Ceza Kanunu, her ne kadar töre sebebi ile işlenen cinayetlere ağırlaştırılmış müebbet hapis cezası öngörmüş ise de, kadınların hayatlarını korumada hala eksik. Kanun, kadın cinayetlerini, fiili olarak töre ve namus sebebi ile işlenen cinayetler olarak ikiye ayırmakta ve sadece töre sebebi ile işlenen cinayetlerde bu cezayı öngörmüştür. Oysa, kadınlarımızın yaşam haklarının ellerinden alınmasının en “geçerli” sebebi namus olmaktadır.
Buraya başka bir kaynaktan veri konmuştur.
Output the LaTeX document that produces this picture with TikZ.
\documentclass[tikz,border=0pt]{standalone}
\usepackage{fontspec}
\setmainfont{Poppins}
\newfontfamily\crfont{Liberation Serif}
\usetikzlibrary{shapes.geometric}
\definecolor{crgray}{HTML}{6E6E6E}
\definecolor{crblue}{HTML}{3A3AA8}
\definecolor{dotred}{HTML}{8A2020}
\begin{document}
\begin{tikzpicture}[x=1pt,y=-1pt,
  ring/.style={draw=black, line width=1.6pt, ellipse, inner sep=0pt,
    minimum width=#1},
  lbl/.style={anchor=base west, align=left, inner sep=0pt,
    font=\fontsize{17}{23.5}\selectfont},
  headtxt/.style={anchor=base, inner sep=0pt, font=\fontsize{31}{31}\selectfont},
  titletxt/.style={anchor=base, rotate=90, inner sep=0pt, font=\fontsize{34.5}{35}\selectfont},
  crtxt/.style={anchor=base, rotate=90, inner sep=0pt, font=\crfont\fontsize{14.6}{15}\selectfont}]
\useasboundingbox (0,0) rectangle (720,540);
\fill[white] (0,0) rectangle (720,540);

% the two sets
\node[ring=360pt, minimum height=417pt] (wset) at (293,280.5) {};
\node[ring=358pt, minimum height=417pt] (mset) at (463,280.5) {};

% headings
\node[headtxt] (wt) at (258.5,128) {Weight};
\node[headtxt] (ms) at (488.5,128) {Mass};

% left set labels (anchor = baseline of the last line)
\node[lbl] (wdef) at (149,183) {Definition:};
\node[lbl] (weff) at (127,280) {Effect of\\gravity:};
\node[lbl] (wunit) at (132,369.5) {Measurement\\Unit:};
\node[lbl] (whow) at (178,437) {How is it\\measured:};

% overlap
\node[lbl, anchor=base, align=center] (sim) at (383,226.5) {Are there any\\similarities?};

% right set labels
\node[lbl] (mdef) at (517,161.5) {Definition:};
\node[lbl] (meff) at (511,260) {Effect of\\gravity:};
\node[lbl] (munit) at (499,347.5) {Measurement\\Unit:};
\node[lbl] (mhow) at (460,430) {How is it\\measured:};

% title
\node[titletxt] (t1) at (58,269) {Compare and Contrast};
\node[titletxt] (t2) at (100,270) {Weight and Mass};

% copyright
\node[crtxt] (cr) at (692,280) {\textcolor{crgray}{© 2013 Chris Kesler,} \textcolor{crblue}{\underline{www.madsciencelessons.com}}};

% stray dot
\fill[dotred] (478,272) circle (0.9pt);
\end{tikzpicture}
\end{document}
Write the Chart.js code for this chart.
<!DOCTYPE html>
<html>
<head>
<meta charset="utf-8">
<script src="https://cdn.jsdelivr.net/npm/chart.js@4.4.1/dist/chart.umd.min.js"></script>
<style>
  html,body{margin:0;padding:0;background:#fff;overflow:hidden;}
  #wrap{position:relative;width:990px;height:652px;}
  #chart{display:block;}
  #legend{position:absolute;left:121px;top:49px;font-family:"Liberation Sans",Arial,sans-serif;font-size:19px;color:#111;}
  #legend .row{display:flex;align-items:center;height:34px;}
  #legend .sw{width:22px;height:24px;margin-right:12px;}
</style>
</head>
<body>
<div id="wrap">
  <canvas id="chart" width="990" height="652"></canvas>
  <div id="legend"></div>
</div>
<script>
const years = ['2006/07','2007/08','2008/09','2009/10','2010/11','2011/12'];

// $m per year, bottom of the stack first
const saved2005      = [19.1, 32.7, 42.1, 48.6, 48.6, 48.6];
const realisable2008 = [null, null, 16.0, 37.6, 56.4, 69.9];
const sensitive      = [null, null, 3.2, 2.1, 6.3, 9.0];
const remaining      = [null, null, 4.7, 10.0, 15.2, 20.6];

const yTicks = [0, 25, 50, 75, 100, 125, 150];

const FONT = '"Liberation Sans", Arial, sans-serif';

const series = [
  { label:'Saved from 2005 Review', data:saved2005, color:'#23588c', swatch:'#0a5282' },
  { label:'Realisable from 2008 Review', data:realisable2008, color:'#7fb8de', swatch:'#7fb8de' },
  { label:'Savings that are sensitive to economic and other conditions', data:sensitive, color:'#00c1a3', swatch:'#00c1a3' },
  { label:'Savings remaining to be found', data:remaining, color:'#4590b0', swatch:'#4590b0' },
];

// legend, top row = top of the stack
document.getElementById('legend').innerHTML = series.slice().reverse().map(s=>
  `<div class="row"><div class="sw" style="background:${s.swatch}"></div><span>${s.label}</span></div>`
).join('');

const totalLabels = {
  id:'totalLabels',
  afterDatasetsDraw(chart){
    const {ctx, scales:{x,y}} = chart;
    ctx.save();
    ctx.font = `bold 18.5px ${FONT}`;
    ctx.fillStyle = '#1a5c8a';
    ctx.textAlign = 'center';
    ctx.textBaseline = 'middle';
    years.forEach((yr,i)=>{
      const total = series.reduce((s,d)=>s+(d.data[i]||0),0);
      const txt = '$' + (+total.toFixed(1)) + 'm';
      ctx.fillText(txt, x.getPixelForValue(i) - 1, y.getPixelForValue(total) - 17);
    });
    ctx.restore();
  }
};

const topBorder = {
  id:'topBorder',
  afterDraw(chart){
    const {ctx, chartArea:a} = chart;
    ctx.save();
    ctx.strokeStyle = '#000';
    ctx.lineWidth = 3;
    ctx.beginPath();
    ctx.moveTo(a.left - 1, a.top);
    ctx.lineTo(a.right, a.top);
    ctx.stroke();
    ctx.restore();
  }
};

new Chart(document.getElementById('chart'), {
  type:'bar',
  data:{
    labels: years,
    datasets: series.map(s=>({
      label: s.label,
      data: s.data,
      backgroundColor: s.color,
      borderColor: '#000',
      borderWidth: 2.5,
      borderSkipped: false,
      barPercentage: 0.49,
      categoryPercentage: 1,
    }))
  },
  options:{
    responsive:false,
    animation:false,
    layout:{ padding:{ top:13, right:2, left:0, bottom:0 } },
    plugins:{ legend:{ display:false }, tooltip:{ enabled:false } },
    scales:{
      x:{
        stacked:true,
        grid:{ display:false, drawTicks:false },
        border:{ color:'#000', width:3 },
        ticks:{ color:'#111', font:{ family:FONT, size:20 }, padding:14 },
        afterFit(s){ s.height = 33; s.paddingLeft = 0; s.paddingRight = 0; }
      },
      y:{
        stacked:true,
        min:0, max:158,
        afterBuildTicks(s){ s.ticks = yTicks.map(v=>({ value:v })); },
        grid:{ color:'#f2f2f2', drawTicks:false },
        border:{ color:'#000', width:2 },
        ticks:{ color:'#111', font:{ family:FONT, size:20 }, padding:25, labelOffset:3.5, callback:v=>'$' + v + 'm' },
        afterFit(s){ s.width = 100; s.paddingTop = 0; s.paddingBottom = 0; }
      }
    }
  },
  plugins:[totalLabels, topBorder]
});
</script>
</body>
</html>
Namus kavramının eşittir kadın olarak algılandığı ülkemizde her tür gerici fikirle kadınlar öldürülüyor. Üstelik kadınların öldürülmelerinin sebepleri (ki bu kimi zaman saat sorma, tayt giyme, doğum kontrol hapı taşıma olabiliyor) de mahkemeler tarafından da ‘haklı’ görülüyor ve katil ceza indirimi alıyor. Haksız tahrik uygulaması, özellikle kadın cinayetlerinde sanığı yargılayan hâkimin de sanıkla aynı zihniyeti taşıdığını göstermiş oluyor ki hakkını aramak isteyen mağdur yakınlarının yine bir hukuksal şiddetle karşı karşıya kalması demektir. 
Adalet mekanizması bünyesinde çalışan kişiler, hakimler, savcılar, kolluk kuvvetleri kadına yönelik şiddet konusundaki tutum ve algılarında toplumsal önyargıları aşamıyorlar. Böyle olunca, bir tokattan bir şey çıkmayacağı, evin geçimini genellikle tedbir kararıyla evden uzaklaştırılan erkek sağladığından kadını mağdur etmemek adına kanunun uygulanmayabileceği, kanunun kadını değil aileyi korumayı hedeflediği, delil olmaksızın tedbir kararı vermenin mümkün olmadığı, kanunun kadınlar tarafından kötüye kullanılabileceği, kadının yaptığı herhangi bir aykırı hareketin haksız tahrik indirimi adı altında katilin cezasında indirim sebebi olmasının normal karşılanması, tecavüze uğramasında kadının sanıklara ne kadar karşı koyduğunun orantılanması… Ve maalesef işte burada da kadınlara yönelik hukuksal şiddet başlıyor.